Harare (New Ziana) – Government unveiled plans on Tuesday to build alternative housing units, at a cost of US$500 million, for urban residents settled in flood prone areas.
Due to an overwhelming demand for houses, most people have resorted to building in unregularised and sometimes inhospitable areas including wetlands which are prone to flooding.
In response, the government rolled out plans to regularise such settlements, and prioritised moving families settled in unsafe areas.
But in doing so, government has said no family would be moved without alternative accommodation having been provided.
In light of that, Information, Publicity and Broadcasting Services Minister Monica Mutsvangwa said aerial mapping of “dysfunctional,” urban settlements such as Caledonia and Harare South had been conducted.
“Cabinet notes that construction works on the treasury-funded four blocks of flats at Dzivarasekwa (48 units) is now at 70 percent of completion and should be ready for occupation soon. Upon completion, the Dzivarasekwa flats will benefit mainly households currently residing in flood-prone areas such as Budiriro 5 in Harare,” she told journalists at a Post Cabinet Briefing.
“Cabinet advises that works are earmarked to commence on the other 51 housing project sites identified across the ten provinces. The sites are expected to avail 324 blocks of flats yielding a cumulative 5 184 units for emergency settlements. The total cost required for construction of flats up to 2023 amounts to US$377 million. When on-site and off-site infrastructure requirements are considered, the amount reaches US$500 million or ZW$60 billion.”
Mutsvangwa said the private sector was also planning to finance the construction of 18 blocks of flats.
She said government was also seized with completing outstanding work on legacy settlements, such as Garikai/Hlalani Kuhle settlements which lack basic services.
She said focus is being placed on an initial 16 Garikai/Hlalani Kuhle settlements identified countrywide for immediate infrastructural development.
“The cost of providing infrastructure on these 16 prioritised settlements amounts to about US$81 million or approximately ZW$10 billion,” she said.

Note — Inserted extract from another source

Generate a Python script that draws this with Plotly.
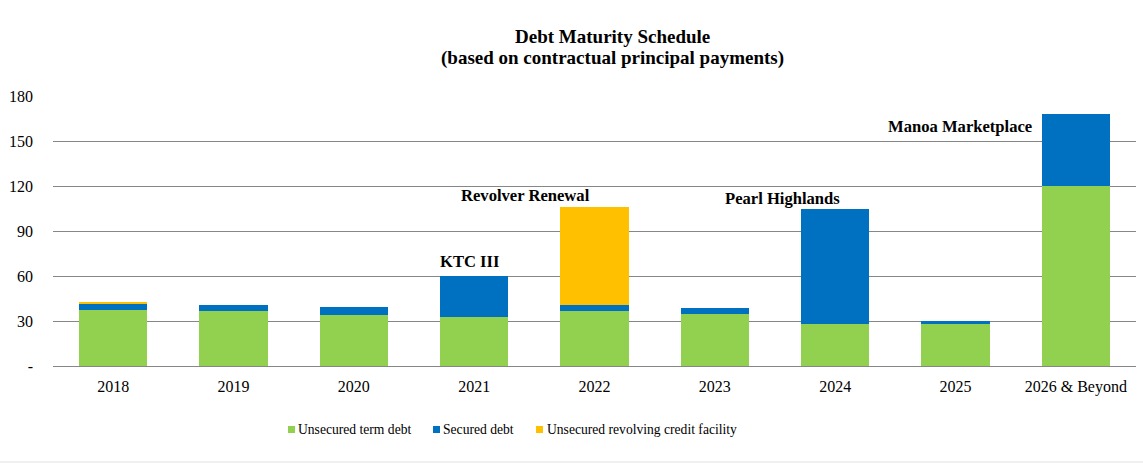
import plotly.graph_objects as go

categories = ["2018", "2019", "2020", "2021", "2022", "2023", "2024", "2025", "2026 & Beyond"]
unsecured_term = [37.5, 36.7, 34, 33, 37, 35, 28, 28, 120]
secured = [4, 4, 5.3, 27, 3.8, 4, 76.7, 2, 48]
revolver = [1.3, 0, 0, 0, 65.5, 0, 0, 0, 0]

series_names = ["Unsecured term debt", "Secured debt", "Unsecured revolving credit facility"]
series_colors = ["#92D050", "#0070C0", "#FFC000"]

y_ticks = [0, 30, 60, 90, 120, 150, 180]
y_tick_text = ["-", "30", "60", "90", "120", "150", "180"]

notes = ["KTC III", "Revolver Renewal", "Pearl Highlands", "Manoa Marketplace"]
note_x = [2.96, 3.43, 5.56, 7.04]
note_y = [70, 113.5, 112, 159.5]

FONT = "Liberation Serif"
W, H = 1143, 463
L, R, T, B = 53, 7, 96, 97
PW, PH = W - L - R, H - T - B


def px_x(p):
    return (p - L) / PW


def px_y(p):
    return (H - B - p) / PH


fig = go.Figure()
for vals, nm, col in zip([unsecured_term, secured, revolver], series_names, series_colors):
    fig.add_bar(x=categories, y=vals, name=nm, marker_color=col, marker_line_width=0, showlegend=False)

for t, xv, yv in zip(notes, note_x, note_y):
    fig.add_annotation(x=xv, y=yv, xref="x", yref="y", text="<b>%s</b>" % t, showarrow=False,
                       font=dict(family=FONT, size=16.6, color="black"))

# title lines
for txt, yc in [("Debt Maturity Schedule", 37), ("(based on contractual principal payments)", 58)]:
    fig.add_annotation(x=px_x(612), y=px_y(yc), xref="paper", yref="paper", text="<b>%s</b>" % txt,
                       showarrow=False, xanchor="center", yanchor="middle",
                       font=dict(family=FONT, size=19, color="black"))

# manual legend
leg_sq = [288, 433, 536]
leg_txt = [296, 441, 545]
for nm, col, sx, tx in zip(series_names, series_colors, leg_sq, leg_txt):
    fig.add_shape(type="rect", xref="paper", yref="paper", x0=px_x(sx), x1=px_x(sx + 7),
                  y0=px_y(433), y1=px_y(426), fillcolor=col, line_width=0)
    fig.add_annotation(x=px_x(tx), y=px_y(429), xref="paper", yref="paper", text=nm,
                       showarrow=False, xanchor="left", yanchor="middle",
                       font=dict(family=FONT, size=13.6, color="black"))

fig.update_layout(
    width=W, height=H,
    margin=dict(l=L, r=R, t=T, b=B),
    barmode="stack", bargap=0.43,
    paper_bgcolor="white", plot_bgcolor="white",
    font=dict(family=FONT, size=16, color="black"),
    showlegend=False,
    xaxis=dict(type="category", showgrid=False, showline=False, ticks="", ticklabelstandoff=9,
               tickfont=dict(family=FONT, size=16)),
    yaxis=dict(range=[0, 180], tickvals=y_ticks, ticktext=y_tick_text, showgrid=True,
               gridcolor="#878787", gridwidth=1, zeroline=True, zerolinecolor="#878787",
               zerolinewidth=1, showline=False, ticks="", ticklabelstandoff=19,
               tickfont=dict(family=FONT, size=16)),
)

fig.add_shape(type="rect", xref="paper", yref="paper", x0=px_x(0), x1=px_x(W),
              y0=px_y(H), y1=px_y(461), fillcolor="#f0f0f0", line_width=0, layer="below")

fig.write_html("out.html")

“Cabinet approved that Ministers of State for Provincial Affairs and Devolution actively participate in the development of Garikai / Hlalani Kuhle projects situated in their respective provinces.
“Already, eight local authorities have since been authorised to commence design work for infrastructure development on these sites. The local authorities include Lupane Local Board, Bindura Municipality, Karoi Town Council, Mutare City Council, Marondera Municipality, Hwange Rural District Council (Dete), and Bulawayo City Council (Cowdray Park).”
Mutsvangwa said government was also making headway with regards the regularisation of settlements on farms with disputed ownership.
She said progress had been recorded on the options approved by Cabinet at its 34th Meeting on October, 2021.
“On the option of buying out land owners through offer of compensation, with beneficiaries being asked to contribute to the reimbursement of the land value to Government, negotiations with the owner of Whitecliffe Farm were initiated, and a compensation amount of ZW$4.476 billion was submitted to Treasury.
“The funding is yet to be availed, and deliberations on the modalities of the compensation are ongoing. Pertaining to the allocation of alternative land to affected owners, negotiations have been initiated with the owners of Stoneridge and Ordar Farms. Government mediation efforts are proceeding between land owners and occupiers at farms such as Saturday Retreat to ensure a win-win situation for the parties involved,” she said.
Mutsvangwa said the directive by President Emmerson Mnagagwa for title deeds to be issued to compliant home-owners in Caledonia and Harare South was being implemented.
“It is hoped that the issuance of title will encourage the private sector and other investors to participate in housing provision schemes.”